Sunday night - I was craving Italian flavors. I knew that we'd just acquired all of these fabulous Asian ingredients - but the ramps just seemed to cry out for this treatment:

Ramps, Ham, Frozen Garden Peas, EVOO, Cheese, Linguine


More marvels!

Finally, Monday night. Despite Spring asthma that is bedeviling my health - I put together this lovely repast (with help from my sous chef Bob):

Yi Mein (Medium-Wide Chinese Egg Noodles)

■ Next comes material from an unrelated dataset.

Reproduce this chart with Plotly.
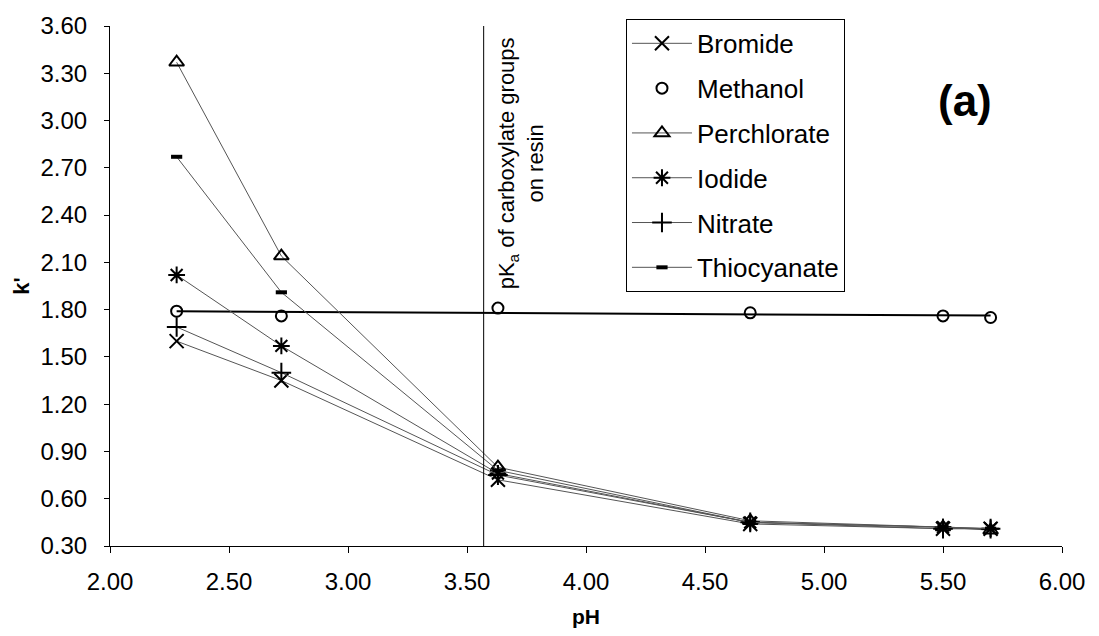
import numpy as np
import plotly.graph_objects as go

# ---- data ----
pH = [2.28, 2.72, 3.63, 4.69, 5.50, 5.70]
bromide = [1.60, 1.35, 0.72, 0.44, 0.41, 0.41]
methanol = [1.79, 1.76, 1.81, 1.78, 1.76, 1.75]
perchlorate = [3.37, 2.14, 0.80, 0.46, 0.42, 0.40]
iodide = [2.02, 1.57, 0.76, 0.45, 0.42, 0.41]
nitrate = [1.69, 1.40, 0.75, 0.45, 0.41, 0.41]
thiocyanate = [2.77, 1.91, 0.78, 0.45, 0.42, 0.41]
pKa = 3.57

x_ticks = [2.0, 2.5, 3.0, 3.5, 4.0, 4.5, 5.0, 5.5, 6.0]
y_ticks = [0.3, 0.6, 0.9, 1.2, 1.5, 1.8, 2.1, 2.4, 2.7, 3.0, 3.3, 3.6]

FONT = "Liberation Sans, Arial, sans-serif"
LINE_COL = "#555555"

fig = go.Figure()

series = [
    ("Bromide", bromide, "x-thin-open", 14, 2, "lines+markers"),
    ("Methanol", methanol, "circle-open", 11, 2, "markers"),
    ("Perchlorate", perchlorate, "triangle-up-open", 13, 2, "lines+markers"),
    ("Iodide", iodide, "asterisk-open", 14, 2, "lines+markers"),
    ("Nitrate", nitrate, "cross-thin-open", 14, 2, "lines+markers"),
    ("Thiocyanate", thiocyanate, "line-ew-open", 8, 4, "lines+markers"),
]

# methanol trend line (linear fit of methanol data)
coef = np.polyfit(pH, methanol, 1)
trend_x = [pH[0], pH[-1]]
trend_y = list(np.polyval(coef, trend_x))
fig.add_trace(go.Scatter(x=trend_x, y=trend_y, mode="lines",
                         line=dict(color="black", width=2),
                         showlegend=False, hoverinfo="skip"))

for name, vals, sym, size, lw, mode in series:
    fig.add_trace(go.Scatter(
        x=pH, y=vals, name=name, mode=mode,
        legendgroup=name,
        line=dict(color=LINE_COL, width=1),
        marker=dict(symbol=sym, size=size, color="black",
                    line=dict(color="black", width=lw)),
    ))

fig.add_shape(type="line", xref="x", yref="paper", x0=pKa, x1=pKa, y0=0, y1=1,
              line=dict(color="black", width=1))

fig.add_annotation(x=3.728, y=2.73, xref="x", yref="y",
                   text="pK<sub>a</sub> of carboxylate groups<br>on resin",
                   textangle=-90, showarrow=False,
                   font=dict(family=FONT, size=22, color="black"),
                   align="center", xanchor="center", yanchor="middle")

fig.add_annotation(x=0.898, y=0.857, xref="paper", yref="paper",
                   text="<b>(a)</b>", showarrow=False,
                   font=dict(family=FONT, size=44, color="black"),
                   xanchor="center", yanchor="middle")

fig.update_layout(
    width=1099, height=636,
    margin=dict(l=110, r=37, t=26, b=90),
    plot_bgcolor="white", paper_bgcolor="white",
    font=dict(family=FONT, size=22, color="black"),
    legend=dict(x=0.542, y=1.0136, xanchor="left", yanchor="top",
                bordercolor="black", borderwidth=1, bgcolor="white",
                font=dict(family=FONT, size=26, color="black"),
                traceorder="grouped", tracegroupgap=8, itemwidth=60),
    xaxis=dict(range=[2, 6], tickvals=x_ticks,
               ticktext=[f"{v:.2f}" for v in x_ticks],
               showline=True, linecolor="black", linewidth=1,
               ticks="outside", ticklen=6, tickcolor="black",
               ticklabelstandoff=8,
               showgrid=False, zeroline=False,
               tickfont=dict(family=FONT, size=24),
               title=dict(text="<b>pH</b>", standoff=15,
                          font=dict(family=FONT, size=21))),
    yaxis=dict(range=[0.3, 3.6], tickvals=y_ticks,
               ticktext=[f"{v:.2f}" for v in y_ticks],
               showline=True, linecolor="black", linewidth=1,
               ticks="outside", ticklen=5, tickcolor="black",
               ticklabelstandoff=12,
               showgrid=False, zeroline=False,
               tickfont=dict(family=FONT, size=24),
               title=dict(text="<b>k'</b>", standoff=4,
                          font=dict(family=FONT, size=22))),
)

fig.write_html("out.html",
               config={"displayModeBar": False},
               post_script="document.body.style.margin='0px';"
                           "document.body.style.overflow='hidden';")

This particular variety has been among my favorites for Asian noodles for years! Wish I could get some without artificial colors or preservatives - but can't help loving them!

Ramps Sauteeing

Plum Creek Egg Yolk for Finishing 

Pasta Carbonara

Inspired by Chef Dominic Cerino's Blue Egg Carbonara - Yi  Mein noodles were cooked and tossed with sauteed ramps, sauteed ham, EVOO, a mixture of egg and white wine, evoo, salt and pepper, cracked black pepper, grated Parmesan, chopped parsley, and a raw Plum Creek Farms egg yolk. OMG - we almost inhaled the whole thing!

Tis the season to visit the early farmers' markets and to play with the goodness to be found there! I can't wait to combine the seasonal goodness with the other toys we picked up at Tink Holl - including Asian eggplant and fresh snowpeas (they actually snap - try that with your supermarket snow peas).  Stay tuned for more fun playing with these lovely foods!


  1. Nancy, I think that herb with the jagged edges is actually "culantro" not cilantro. The two are related though not exactly the same. Your description of cilantro on steroids is a good one as the flavor of culantro is more intense than that of cilantro.

    One of the places in the Detroit area that I used to frequent for Pho included this herb on the plate of accompaniments for the soup.

  2. Nancy your photos are outrageously wonderful. Never knew much about water chestnuts--thanks for the info. I also shop at the Park to Shop Asian market on 30th. Lots of treasures there too.

  3. @Diane - re-viewing my photo of the description sign - you are right; the herb is definitely culantro.